O Último Portal

ANTES DE SE TRANSFORMAR EM UM DOS ATORES MAIS QUERIDOS DO CINEMA ATUAL, Johnny Depp tinha uma carreira bem interessante com diversos personagens curiosos e bem trabalhados. Em 1999, ele já era o ator fetiche do diretor Tim Burton, mas a parceria ainda não estava banalizada e sempre oferecia um ar de estranhamento como novidade. E a melhor parte é que Piratas do Caribe ainda não existia e ninguém imaginava que um pirata chamado Jack Sparrow pudesse fazer tanto sucesso. Felizmente, quando é dirigido por diretores competentes, Depp consegue fugir da imagem excêntrica criada com o seu personagem mais famoso. Em Busca da Terra do Nunca, de Marc Forster; e Inimigos Públicos, de Michael Mann; são belos exemplos disso, em tempos que Depp parecia apenas se repetir. Outro exemplo de destaque na carreira do ator está em O Último Portal, thriller comandado pelo cineasta Roman Polanski, que consegue tirar uma das melhores atuações da carreira do ator.

Polanski brinca com o ocultismo na adaptação de um livro escrito por Arturo Pérez-Reverte. Depp interpreta Dean Corso, um negociante de livros raros de moral duvidosa e é contratado pelo misterioso Boris Balkan (Frank Langella), um especialista em demonologia que está decidido a pagar uma grande fortuna para ter certeza de que possui a cópia original de um livro supostamente escrito pelo próprio capeta. A obra em questão oferece poderes para quem desvendar o seu enigma, tudo em um oferecimento do coisa ruim dos confins do underground.

O cinismo e a frieza do personagem de Depp geram bons momentos para o espectador, que fica na dúvida se deveria realmente torcer pelo sucesso dele. Emmanuelle Seigner (musa proibida de Harrison Ford em Busca Frenética) aparece como a atriz feminina principal e que tem a missão de salvar Depp de alguns apuros na mesma proporção que se revela como o maior deles, em uma cena mais para o final do filme. Aliás, creio que talvez seja a única cena em que um homem se arrepende de uma transa ainda durante o ato. Geralmente aquela sensação de culpa costuma vir depois do alívio. Antes porém, ela dá as primeiras pistas de que não é muito normal: enquanto Depp banca o enfermeiro para a moça, ela usa o seu próprio sangue para “batizar” o personagem, que fica surpreso ao perceber os olhos dela mudando de cor várias vezes.

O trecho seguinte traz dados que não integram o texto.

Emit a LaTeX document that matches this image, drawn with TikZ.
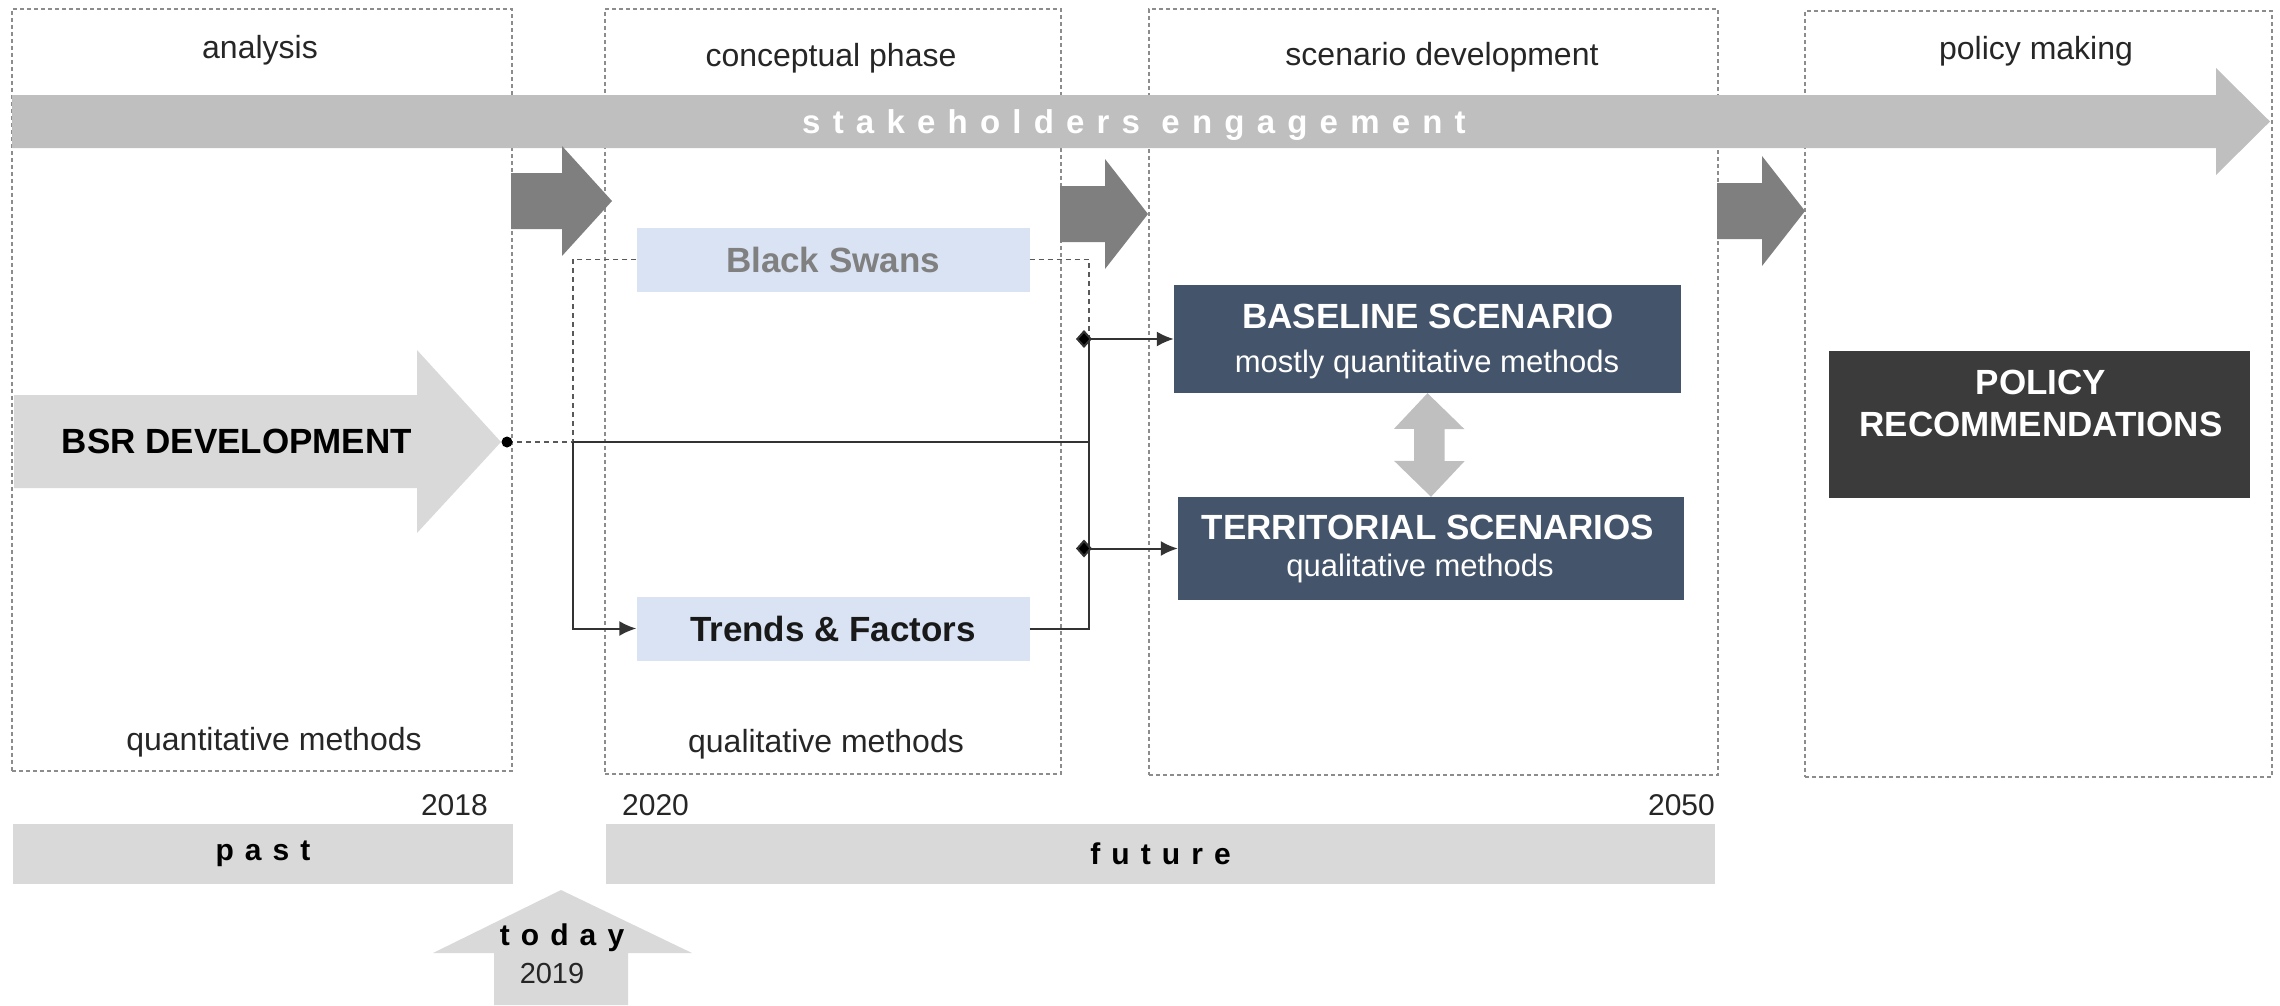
\documentclass[tikz,border=0pt]{standalone}
\usepackage{fontspec}
\setmainfont{Liberation Sans}
\newfontfamily\spacedfont{Liberation Sans}[LetterSpace=37]
\usepackage{tikz}
\usetikzlibrary{arrows.meta}

\definecolor{stakegray}{HTML}{BFBFBF}
\definecolor{stepgray}{HTML}{7F7F7F}
\definecolor{bargray}{HTML}{D9D9D9}
\definecolor{swanblue}{HTML}{DAE3F3}
\definecolor{slate}{HTML}{44546A}
\definecolor{charcoal}{HTML}{3B3B3B}
\definecolor{boxline}{HTML}{8C8C8C}
\definecolor{wire}{HTML}{333333}

\newcommand{\regsize}{\fontsize{32}{38}\selectfont}
\newcommand{\boldsize}{\fontsize{35}{42}\selectfont\bfseries}
\newcommand{\barsize}{\fontsize{30}{36}\selectfont\spacedfont\bfseries}

\tikzset{
  phasebox/.style={draw=boxline, line width=1.5pt, dash pattern=on 4pt off 3pt, anchor=north west, inner sep=0pt},
  lbl/.style={font=\regsize, text=black!85, anchor=base, inner sep=0pt},
  lightbox/.style={fill=swanblue, minimum width=393pt, minimum height=64pt, inner sep=0pt, font=\boldsize},
  scenbox/.style={fill=slate, inner sep=0pt},
  timebar/.style={fill=bargray, minimum height=60pt, inner sep=0pt, font=\barsize},
  conn/.style={draw=wire, line width=2pt},
  swanline/.style={draw=black!65, line width=1.5pt, dash pattern=on 5pt off 4pt},
  tipin/.style={-{Latex[length=17pt,width=15pt]}},
  tipboth/.style={{Diamond[length=16pt,width=18pt,fill=black]}-{Latex[length=17pt,width=15pt]}},
}

\begin{document}
\begin{tikzpicture}[x=1pt, y=-1pt]
  \useasboundingbox (0,0) rectangle (2280,1005);

  % phases
  \node (ana)  [phasebox, minimum width=500pt, minimum height=762pt] at (11,8) {};
  \node (conc) [phasebox, minimum width=456pt, minimum height=765pt] at (604,8) {};
  \node (scen) [phasebox, minimum width=569pt, minimum height=766pt] at (1148,8) {};
  \node (pol)  [phasebox, minimum width=467pt, minimum height=766pt] at (1804,10) {};

  \node (anaT)  [lbl] at (260,58) {analysis};
  \node (concT) [lbl] at (831,66) {conceptual phase};
  \node (scenT) [lbl] at (1442,65) {scenario development};
  \node (polT)  [lbl] at (2036,59) {policy making};

  \node (anaB)  [lbl] at (274,750) {quantitative methods};
  \node (concB) [lbl] at (826,752) {qualitative methods};

  % stakeholders arrow
  \fill[stakegray] (12,95) -- (2216,95) -- (2216,68) -- (2270,121.5) -- (2216,175) -- (2216,148) -- (12,148) -- cycle;
  \node (stake) [font=\fontsize{33}{39}\selectfont\spacedfont\bfseries, text=white, anchor=base, inner sep=0pt] at (1134,133) {stakeholders engagement};

  % phase steps
  \foreach \xa/\xb/\xc/\ym in {511/562/612/201, 1060/1105/1148/214, 1717/1762/1805/211}
    \fill[stepgray] (\xa,\ym-28) -- (\xb,\ym-28) -- (\xb,\ym-55) -- (\xc,\ym) -- (\xb,\ym+55) -- (\xb,\ym+28) -- (\xa,\ym+28) -- cycle;

  % BSR development
  \fill[bargray] (14,395) -- (417,395) -- (417,350) -- (501,442) -- (417,533) -- (417,488) -- (14,488) -- cycle;
  \node (bsr) [font=\boldsize, anchor=base, inner sep=0pt] at (237,453) {BSR DEVELOPMENT};
  \coordinate (dot) at (507,442);

  % conceptual boxes
  \node (swans)  [lightbox, text=black!50] at (833,259.5) {Black Swans};
  \node (trends) [lightbox, text=black!90] at (833,628.5) {Trends \& Factors};

  % scenarios
  \node (base) [scenbox, minimum width=507pt, minimum height=108pt] at (1427.5,339) {};
  \node (baseT) [font=\boldsize, text=white, anchor=base] at (1428,328) {BASELINE SCENARIO};
  \node (baseS) [lbl, font=\fontsize{31}{37}\selectfont, text=white] at (1427,372) {mostly quantitative methods};
  \node (terr) [scenbox, minimum width=506pt, minimum height=103pt] at (1431,548.5) {};
  \node (terrT) [font=\boldsize, text=white, anchor=base] at (1428,539) {TERRITORIAL SCENARIOS};
  \node (terrS) [lbl, font=\fontsize{31}{37}\selectfont, text=white] at (1420,576) {qualitative methods};
  \fill[stakegray] (base.south) -- ++(37,36) -- ++(-20,0) -- ++(0,32) -- ++(20,0) -- (terr.north)
    -- ++(-37,-36) -- ++(20,0) -- ++(0,-32) -- ++(-20,0) -- cycle;

  % policy
  \node (rec) [fill=charcoal, minimum width=421pt, minimum height=147pt] at (2039.5,424.5) {};
  \node (recT) [font=\boldsize, text=white, align=center] at (2041,403) {POLICY\\RECOMMENDATIONS};

  % links
  \coordinate (jL) at (573,442);
  \coordinate (jM) at (1089,442);
  \coordinate (jR) at (1089,339);
  \coordinate (jT) at (1089,548.5);
  \draw[swanline] (swans.west) -| (jL) -- (dot);
  \draw[swanline] (swans.east) -| (jR);
  \draw[conn] (jL) -- (jM);
  \draw[conn, tipin] (jL) |- (trends.west);
  \draw[conn] (trends.east) -| (jR);
  \draw[conn, tipboth] ([xshift=-13pt]jR) -- (base.west);
  \draw[conn, tipboth] ([xshift=-13pt]jT) -- (terr.west);
  \fill[black] (dot) circle (5.5pt);

  % time line
  \node (y18) [lbl, anchor=base east, font=\fontsize{30}{36}\selectfont] at (488,815) {2018};
  \node (y20) [lbl, anchor=base west, font=\fontsize{30}{36}\selectfont] at (622,815) {2020};
  \node (y50) [lbl, anchor=base east, font=\fontsize{30}{36}\selectfont] at (1715,815) {2050};
  \node (past)   [timebar, minimum width=500pt]  at (263,854) {past};
  \node (future) [timebar, minimum width=1109pt] at (1160.5,854) {future};

  \fill[bargray] (561,890) -- (692,953) -- (628,953) -- (628,1005) -- (494,1005) -- (494,953) -- (433,953) -- cycle;
  \node (today) [font=\barsize, anchor=base, inner sep=0pt] at (562,945) {today};
  \node (y19) [lbl, font=\fontsize{29}{35}\selectfont] at (552,983) {2019};
\end{tikzpicture}
\end{document}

A obsessão é um tema presente na maioria dos filmes de Polanski e em O Último Portal ela é bem destacada e funciona de uma maneira curiosa invertendo os destinos de seus personagens. Se desde o começo da história é Balkan que se aproveita do caráter duvidoso de Corso, usando tudo que está ao seu alcance para poder descobrir a resposta para o enigma de Lúcifer, logo é o próprio personagem de Depp que se vê preso ao desejo de encontrar a resposta. Logo após ridicularizar uma seita satanista e que pratica sexo inconsequente como forma de homenagear o capeta, o destino de Balkan é revelado para o espectador de uma forma cruel.

O Último Portal é um excelente filme, cansativo em partes, mas que é mais um belo exemplar da capacidade de Polanski em aumentar o talento de bons atores. Tanto Depp quanto Langella tem muito que agradecer ao diretor. Infelizmente o filme não é muito comentado na filmografia de Polanski, ficando sempre deixado em segundo plano. Uma pena.